Michael Perry's Truck: A Love Story is about a man acknowledging his limits as well as his assets, especially those that come from family and community, from brothers and buddies, from work and from putting work off. But most of all it is about how love makes us, if not whole, at least more complete than when we go crashing around the planet on our own.
The truck part of the story can be told fairly straightforwardly. Perry owns a crumbling 1951 International Harvester pickup that he has resolved to get running again. The only problem is, he doesn't have the skills to do it or the money to hire it out, and either, in his small Wisconsin community, would be an admission of unmanliness. Perry has already come to terms with his odd blend of deer hunting bachelor firefighting weepy sensitive male nurseness, and he readily shares stories of his indifferent housekeeping and failed gardening. His shop skills are spotty, and mechanical diagrams might as well be Mandarin.

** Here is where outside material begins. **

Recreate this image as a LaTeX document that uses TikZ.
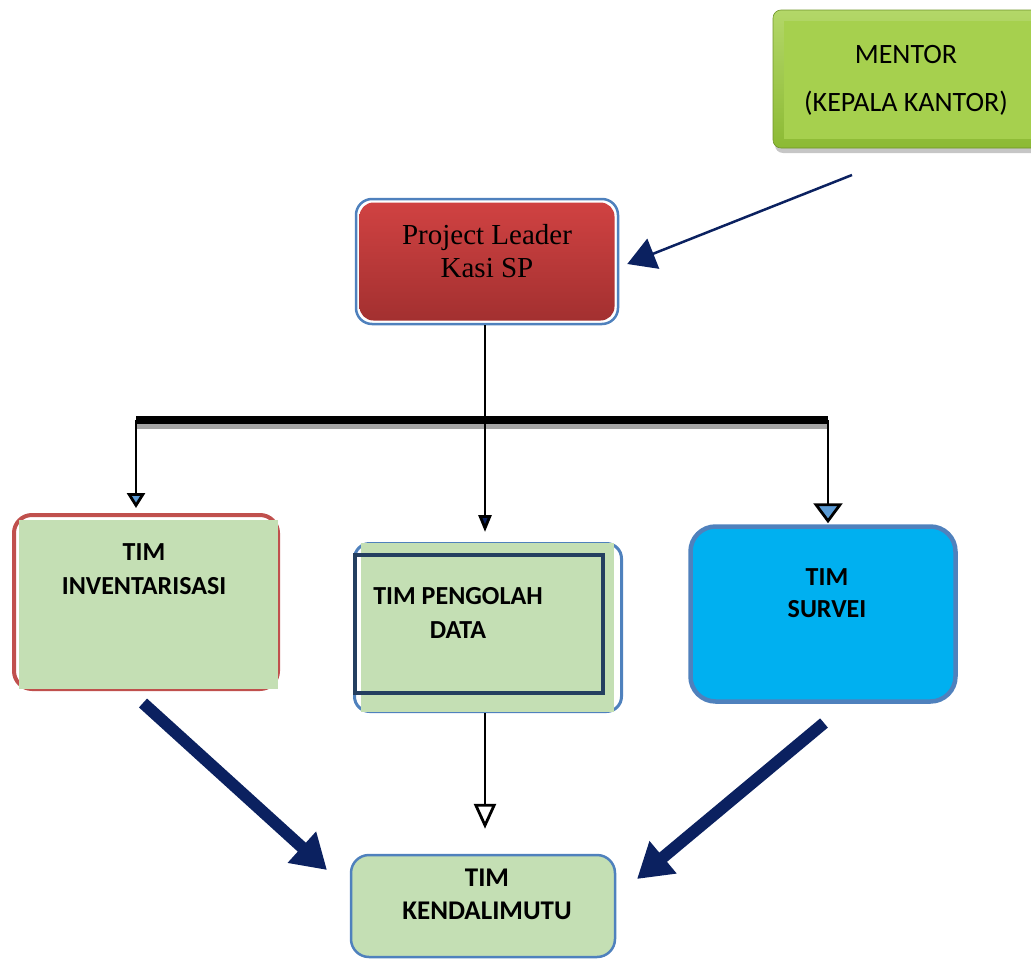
\documentclass[tikz,border=0pt]{standalone}
\usepackage{fontspec}
\setmainfont{Carlito}
\newfontfamily\timesf{Liberation Serif}
\usetikzlibrary{arrows.meta,shadows}
\definecolor{navy}{HTML}{0B2160}
\definecolor{steel}{HTML}{4F81BD}
\definecolor{pale}{HTML}{C4DFB4}
\definecolor{redb}{HTML}{C0504D}
\definecolor{cyanf}{HTML}{00B0F0}
\definecolor{darkframe}{HTML}{243F60}
\definecolor{tipblue}{HTML}{5B9BD5}
\definecolor{mgreenA}{HTML}{A6D04E}
\definecolor{mgreenB}{HTML}{8CBA34}
\definecolor{plTop}{HTML}{D04242}
\definecolor{plBot}{HTML}{A33030}
\begin{document}
\begin{tikzpicture}[x=1pt,y=-1pt,
  lbl/.style={font=\fontsize{26}{34}\selectfont\bfseries, align=center, inner sep=0pt},
  conn/.style={draw=black, line width=2.8pt},
  bignavy/.style={draw=navy, line width=12pt, -{Triangle[length=34pt 0, width=40pt 0]}},
]
\useasboundingbox (0,0) rectangle (1031,961);

% ---------- MENTOR ----------
\node[draw=mgreenB!80!black, line width=0.6pt, rounded corners=8pt, top color=mgreenA!85!white, bottom color=mgreenB,
      drop shadow={shadow xshift=2pt, shadow yshift=-5pt, opacity=0.45},
      minimum width=268pt, minimum height=138pt] (mentor) at (907,79) {};
\node[fill=mgreenA, minimum width=250pt, minimum height=118pt] (mentorin) at (909,80) {};
\node[font=\fontsize{28}{48}\selectfont, align=center, inner sep=0pt] (mentortxt) at (906,80)
  {MENTOR\\(KEPALA KANTOR)};

% ---------- PROJECT LEADER ----------
\node[draw=steel, line width=2.5pt, fill=white, rounded corners=16pt,
      minimum width=262pt, minimum height=125pt] (pl) at (487,261.5) {};
\node[rounded corners=14pt, top color=plTop, bottom color=plBot,
      minimum width=255pt, minimum height=118pt] (plin) at (487,261.5) {};
\node[font=\timesf\fontsize{29}{33}\selectfont, align=center, inner sep=0pt] (pltxt) at (487,251)
  {Project Leader\\Kasi SP};

% ---------- TIM INVENTARISASI ----------
\node[draw=redb, line width=4pt, rounded corners=18pt,
      minimum width=264pt, minimum height=174pt] (inv) at (146,602) {};
\node[fill=pale, minimum width=259pt, minimum height=169pt] (invin) at (148.5,604.5) {};
\node[lbl] (invtxt) at (144,569) {TIM\\INVENTARISASI};

% ---------- TIM PENGOLAH DATA ----------
\node[draw=steel, line width=3pt, rounded corners=15pt,
      minimum width=267pt, minimum height=168pt] (pd) at (488,627.5) {};
\node[fill=pale, minimum width=253pt, minimum height=169pt] (pdin) at (487.5,627.5) {};
\node[draw=darkframe, line width=4.5pt,
      minimum width=248pt, minimum height=138pt] (pdframe) at (479,624) {};
\node[lbl] (pdtxt) at (458,613) {TIM PENGOLAH\\DATA};

% ---------- TIM SURVEI ----------
\node[draw=steel, fill=cyanf, line width=4.5pt, rounded corners=25pt,
      minimum width=265pt, minimum height=175pt] (sv) at (823,614) {};
\node[lbl, font=\fontsize{26}{32}\selectfont\bfseries] (svtxt) at (827,593) {TIM\\SURVEI};

% ---------- TIM KENDALIMUTU ----------
\node[draw=steel, fill=pale, line width=2.5pt, rounded corners=18pt,
      minimum width=264pt, minimum height=102pt] (km) at (483,906) {};
\node[lbl, font=\fontsize{27}{33}\selectfont\bfseries] (kmtxt) at (487,894) {TIM\\KENDALIMUTU};

% ---------- connectors ----------
\coordinate (mentorfoot) at (852,175);
\draw[draw=navy, line width=2.5pt, -{Triangle[length=28pt 0, width=32pt 0]}]
  (mentorfoot) -- ([xshift=8pt,yshift=-2.5pt]pl.east);

\coordinate (barL) at (136,420);
\coordinate (barR) at (828,420);
\draw[gray!70, line width=6pt] ([yshift=-6pt]barL) -- ([yshift=-6pt]barR);
\draw[black, line width=8pt] (barL) -- (barR);

\coordinate (pdtop) at (485,542);
\draw[conn, -{Triangle[length=17pt 0, width=13pt 0, fill=navy]}]
  (pdtop |- pl.south) -- ([yshift=10pt]pdtop);

\path (barL |- inv.north) coordinate (invtop);
\draw[conn, -{Triangle[length=15pt 0, width=18pt 0, fill=tipblue]}]
  (barL) -- ([yshift=5pt]invtop);

\path (barR |- sv.north) coordinate (svtop);
\draw[conn, -{Triangle[length=20pt 0, width=29pt 0, fill=tipblue]}]
  (barR) -- ([yshift=1pt]svtop);

\path (pdtop |- pd.south) coordinate (pdbot);
\path (pdtop |- km.north) coordinate (kmtop);
\draw[conn, -{Triangle[length=25pt 0, width=22pt 0, fill=white]}]
  (pdbot) -- ([yshift=25pt]kmtop);

\coordinate (invfoot) at (143,703);
\coordinate (kmleft) at (327,870);
\draw[bignavy] (invfoot) -- (kmleft);

\coordinate (svfoot) at (824,723);
\coordinate (kmright) at (637,879);
\draw[bignavy] (svfoot) -- (kmright);
\end{tikzpicture}
\end{document}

But he loves that truck. Truck love is something you understand immediately or may not get at all. Women are not immune, but it seems mostly wired into male circuits. There are different degrees of passion, certainly. Not just any truck will turn the truck lover's head, and contrary to other dumb reflexes, the older the better. Affinity for a particular brand may be determined in early childhood, but that doesn't mean a man can't look.
A cover blurb has already made the comparison with Zen and the Art of Motorcycle Maintenance, which also occurred to me, because Perry does a nice job of explicating the pleasure of working on machines and the special three-dimensional intelligence it requires — and through the process, telling us a great deal about the narrator and the men who round out his world. But Zen was a groundbreaking book. Truck is just a fine one. Plus, I don't recall Robert Pirsig having much of a sense of humor. Perry will make you laugh again and again.
In the world of the certifiable stoic, the repression of emotion is the more obvious half of the battle. The rest of your time is consumed with masking even the appearance of the existence of desire. Anyone can hold back a tear or dodge a hug — it takes a real hardcore Norwegian bachelor to pretend you don't want a cookie.
As good as the book might be at explaining to women why their men disappear into the garage or linger at the used truck lot, the truck tale merely provides a spine for other love stories.
Perry, an unmarried 38, is breaking down like the truck in his yard. He has been taken for plenty of test drives and a lease arrangement or two, but no buyers have stepped up, and now he is in danger of rusting into the weeds. It is a condition immediately recognizable to anyone who has stepped into the dwelling of a bachelor farmer or jackpine savage. Things reach a point of no return, woman-wise.
A gardening thread, which Perry uses mostly to build a case for his ineptness, slows things down at the start. I won't get much into the romance story at the center of the book because Perry reveals enough of his inner workings and external failings to make you wonder whether things will work out, and you deserve to find out for yourself. He is unfailingly generous in his presentation of family and friends, making you think living in a very small town and going to fire department bean feeds might not be a bad life at all.
Most of all, he delivers a full-bore rendition of how and why a man falls in love — not chases a woman or gets married, but falls in love slow motion like with the things a younger man could never see — and resolves to stay there, against all odds.